3. Jack Kerouac and On the Road

It’s unsurprising that the Beat Generation — a group of free-thinking people who wanted to be free of normalcy, rejecting the conformity of a nine-to-five job paired with a gray flannel suit — found themselves flocking to artsy places like San Fransisco and Greenwich Villiage. The Beat movement, named by Kerouac and John Clellon Holmes in 1948, was led by authors Jack Kerouac, William S. Burroughs and Allan Ginsberg, who met in New York City at Columbia University. The movement largely revolved around authors, but the idea of breaking free from the norm caught on after Kerouac published On the Road in 1957.

The Beat Generation talked and wrote about the subjects that were taboo in the ’50s like sex, drugs, alcohol, and prostitution. One of the biggest beatnik ideas was the concept of never being tied down to the degree that you couldn’t just pick up and leave if you wanted to. On the Road centers around a group of friends who follow their every whim; they pack bags and spend three years trekking around the country on bus rides. While the characters are frequently on-the-go, Dean Moriarty lives in New York City for the largest period of time when they’re not traveling across the country.

Kerouac’s On the Road was written on a single scroll of paper. Narrator Sal Paradise was meant to emulate Kerouac; Carlo Max as Allen Ginsberg; Old Bull Lee as William S. Burroughs and Dean Moriarty as Neal Cassidy. Kerouac, like the characters in his novel, frequently traveled around the country in a similar fashion, seeking writing inspiration and freedom. Kerouac struggled with setting up the novel and finding a style he liked, but his writer’s block went away after he received a letter from Neal Cassidy illustrating a crazy weekend Cassidy had had. Kerouac later decided on a freeform journalistic style of writing that he dubbed “spontaneous prose.
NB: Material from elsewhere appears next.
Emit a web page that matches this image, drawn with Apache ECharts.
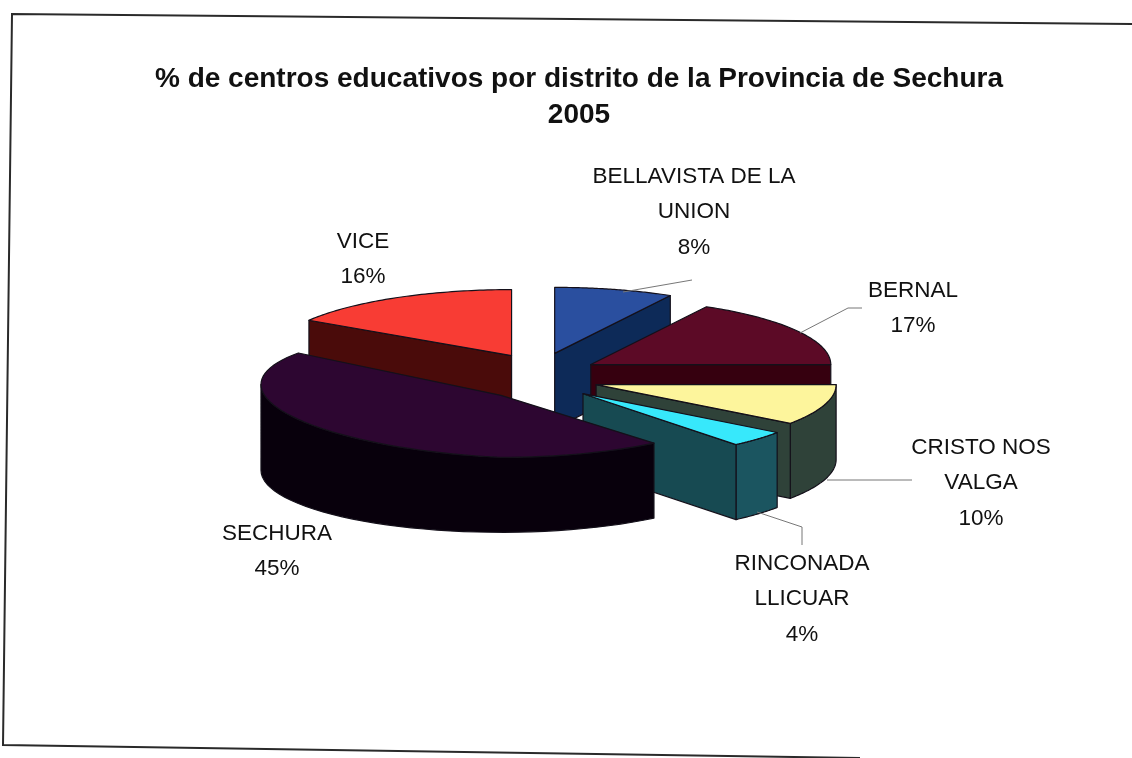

Kerouac and his beatnik friends spent enough time in New York City to have a long a long list of frequent haunts, many of which no longer exist today. Harmony Diner, the diner that the men are seen entering in the short, silent video, is gone; Cedar Tavern closed in 2008, and Hector’s Cafeteria, where the beats consumed a whole lot of glazed cakes and cream puffs, shut down too long ago to find a date. “Men do love bars and good bars should be loved,” Kerouac wrote in his autobiographical work, Lonesome Traveler. That was a sentiment shared by most of the beats and the few beat haunts still standing today are bars, which would undoubtedly make Kerouac happy if he were alive to see it.